2. Defining moment during your youth when you realized you wanted to be a writer.

There wasn’t one.  I’m dyslexic and I didn’t think I could be a writer.  I sure as heck couldn’t spell and left words out all the time.  It wasn’t until I was twenty-three that I realized that not everyone made up stories in their heads that lasted weeks and sometime months.  Imagination is a terrible thing to waste.  And I wasted it because I didn’t even realize it was probably my strongest talent.

3.  What fiction most influenced your childhood, and what effect did those stories have on Eternal?

61t6c3q2suL._SY346_Charlotte’s Web by E.B. White.  I know it sounds crazy, but I was certain Charlotte and Wilbur were in love. So, I think my passion of writing about two different species and showing them overcoming their differences might even come from that.

4. What’s the best advice you can give writers to help them develop their own unique voice and style?

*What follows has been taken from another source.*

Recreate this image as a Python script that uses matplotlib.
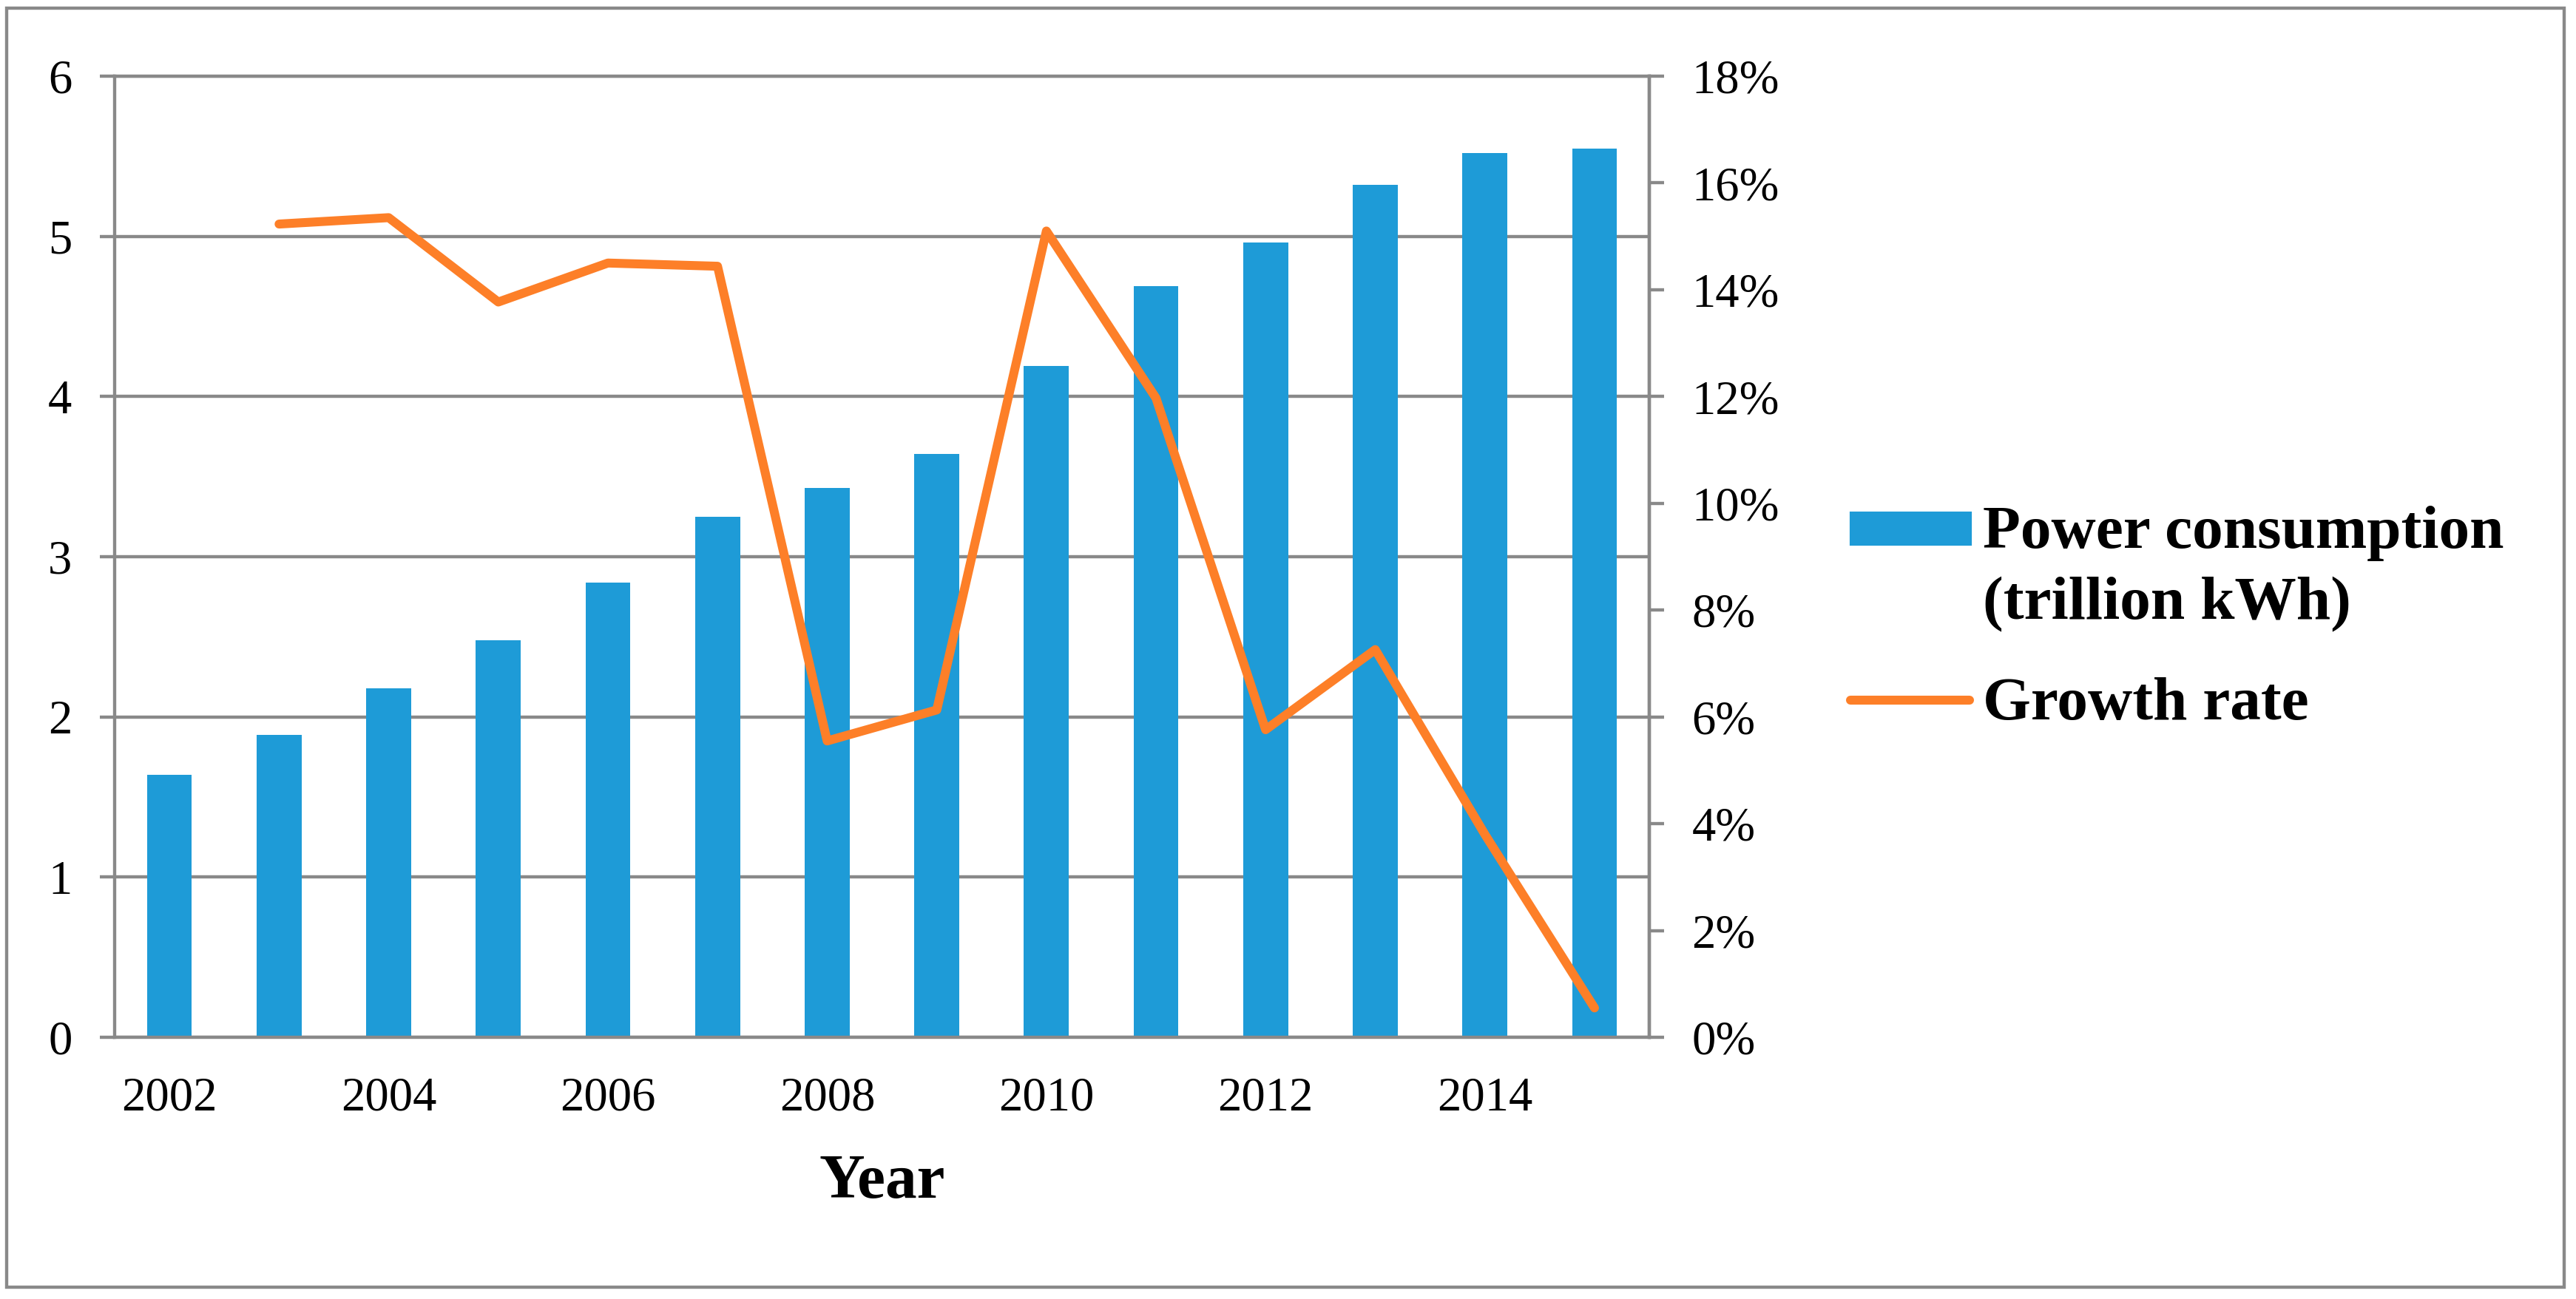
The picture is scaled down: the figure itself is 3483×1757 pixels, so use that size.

The first thing you need to do is write and write a lot.  If you are really confused as to even what genre you should write, look at the kind of books that appeal to you. Do you love scary books?  Do you want there to be a romance in your book?  Which scenes in a book usually stand out to you?  Do you love those action scenes?  Then, look at the movies you enjoy.  Do you love comedies?  Do you love dramas that will make you cry?

Once you have the genre, then it’s time to think about voice and tone.  First tip is to write the story you want to write.  Do not try to write like anyone else.  Write like yourself.  I explain writing voice as a reflection of your personality.  It’s not just what you say, or what you do on those pages, it’s how you say it and how you do it.  If you are having a hard time figuring out what your voice is try writing the same thing in various tones and see which one feels right.  Let’s say you want to write a scene where a young girl takes a walk in the woods and finds a creature unlike anything she’s ever seen.  Try writing that to be funny.  Then, try writing it to be mysterious. Then, write it filled with lots of action.  Then, write it to be scary.  Try making it sad.  When you’re done with all these writing exercises, look at the one that felt more like you? Are there two that feel right?  Could you perhaps blend a little of the funny with the action?

Finding your voice can take time.  But you’ll only find it if you are writing. So, never stop writing.

So tell me, what did you learn in school? Are you an aspiring writer?